Image credit: Curtin University.

Western Australia’s homegrown spacecraft, Binar-1, has been deployed into Low Earth Orbit from the International Space Station (ISS), five weeks following its launch from Cape Canaveral in Florida. 

Curtin University’s Space Science and Technology Centre (SSTC) staff and students watched a live feed on 6 October as Binar-1 was placed into the tiny airlock of the Japanese Experiment Module Kibo on the ISS and sent into space. 

Binar-1 is now on a journey to make first contact before testing critical systems, collecting data and taking photographs from 400km above Earth. 

“The launch of WA’s first homegrown spacecraft on the Space-X rocket was exciting, but this moment and the coming few days are the really crucial points for our Binar Space Program and the team of staff and students who designed and built Binar-1 from scratch,” SSTC director Professor Phil Bland said. 

“We can’t wait to hear Binar-1’s ‘first words’ from space – that will be the time when we will be able to declare the success of our first space-mission and put us firmly on the path to proving that our technology can deliver. 

“That contact and the protocol testing that follow will set us up to achieve our aim of sending six more satellites into space over the next 18 months, and our ultimate goal of taking WA to the Moon by 2025.” 

With Binar-1 now safely in orbit, the team is focused on listening out for her ‘heartbeat’. 

“We built Binar-1 to communicate using Ultra High Frequency (UHF) radio signals which is the backbone of an exciting opportunity to engage both the ham radio community and STEM students,” Binar program manager Ben Hartig said. 

“We have been collaborating with amateurs around the world and local school groups, so that they are also able to listen to Binar-1 as it passes overhead. With the right equipment and antenna, anyone can hear Binar-1 when it makes contact. 

“But it will be our Curtin SSTC team who can decode the signal to tell us where Binar-1 is and how it is performing.
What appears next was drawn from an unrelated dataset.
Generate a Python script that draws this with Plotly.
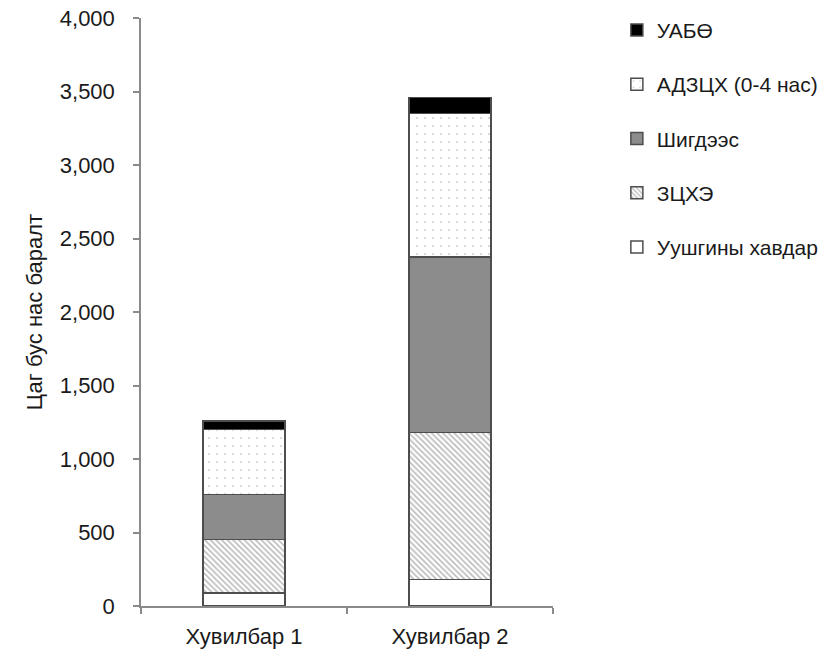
import plotly.graph_objects as go

# Scenario categories
scenarios = ["Хувилбар 1", "Хувилбар 2"]

# Premature deaths by cause (stacked bottom to top)
lung_cancer = [90, 181]        # Уушгины хавдар
copd = [364, 1001]             # ЗЦХЭ
stroke = [303, 1192]           # Шигдээс
child_ari = [445, 977]         # АДЗЦХ (0-4 нас)
ihd = [56, 109]                # УАБӨ

series_names = ["Уушгины хавдар", "ЗЦХЭ", "Шигдээс", "АДЗЦХ (0-4 нас)", "УАБӨ"]
series_values = [lung_cancer, copd, stroke, child_ari, ihd]

FONT = "Liberation Sans, Arial, sans-serif"
OUTLINE = dict(color="#4d4d4d", width=1.5)

styles = [
    dict(color="white", line=OUTLINE),
    dict(color="white", line=OUTLINE,
         pattern=dict(shape="\\", fgcolor="#777777", bgcolor="white", size=4, solidity=0.4)),
    dict(color="#8c8c8c", line=OUTLINE),
    dict(color="white", line=OUTLINE,
         pattern=dict(shape=".", fgcolor="#999999", bgcolor="white", size=8, solidity=0.05)),
    dict(color="black", line=OUTLINE),
]

fig = go.Figure()
for i, (name, vals, mk) in enumerate(zip(series_names, series_values, styles)):
    fig.add_trace(go.Bar(
        x=scenarios, y=vals, name=name, marker=mk, width=0.4,
        legendgroup=name, legendrank=100 - i,
    ))

fig.update_layout(
    width=835, height=650,
    barmode="stack",
    plot_bgcolor="white", paper_bgcolor="white",
    margin=dict(l=141, r=282, t=18, b=44, autoexpand=False),
    font=dict(family=FONT, size=22, color="#1a1a1a"),
    showlegend=True,
    legend=dict(
        x=1.155, xanchor="left", y=1.014, yanchor="top",
        font=dict(family=FONT, size=21, color="#1a1a1a"),
        tracegroupgap=24, itemwidth=30,
        bgcolor="rgba(0,0,0,0)",
    ),
    xaxis=dict(
        type="category", range=[-0.5, 1.5], automargin=False,
        showline=True, linecolor="#8a8a8a", linewidth=1.5,
        ticks="outside", tickson="boundaries", ticklen=6, tickcolor="#8a8a8a", tickwidth=1.5,
        tickfont=dict(family=FONT, size=22, color="#1a1a1a"),
        showgrid=False, zeroline=False, ticklabelstandoff=10,
    ),
    yaxis=dict(
        range=[0, 4000], tickmode="array", automargin=False,
        tickvals=list(range(0, 4001, 500)),
        tickformat=",d",
        showline=True, linecolor="#8a8a8a", linewidth=1.5,
        ticks="outside", ticklen=6, tickcolor="#8a8a8a", tickwidth=1.5,
        tickfont=dict(family=FONT, size=22, color="#1a1a1a"),
        showgrid=False, zeroline=False, ticklabelstandoff=14,
        title=dict(text="Цаг бус нас баралт", standoff=11,
                   font=dict(family=FONT, size=22, color="#1a1a1a")),
    ),
)

fig.write_html("out.html")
The team will confirm all systems are working and then begin sending instructions for the next phase of its mission.” 

The deployment was made possible through Curtin University’s partnership with start-up Space BD Inc, which is the official service provider selected by JAXA, the Japanese Space Agency, in the area of ISS utilisation and satellite launch service. 

Testing the viability of Binar-1 in space, will be facilitated through Curtin’s alliance with remote operations specialists, Fugro, and their Space Automation, Artificial Intelligence and Robotics Control Complex (SpAARC). 

The Binar Space Program has been generously supported by a $500,000 state government to facilitate joint operations with the Fugro SpAARC facility, and advance a valuable outreach component to inspire young people in WA to pursue careers in STEM. It is also supported by the Australian Remote Operations for Space and Earth (AROSE) consortium. 

Binar-1 will orbit 400km above Earth’s surface, about the distance from Perth to Albany, and circle the planet once every 90 minutes. Two small cameras on board will also capture images of WA’s coastline. 

Western Australians can re-watch the Binar-1 launch by visiting the Big Binar at WA Museum Boola Bardip and writing a message to space until 11 October.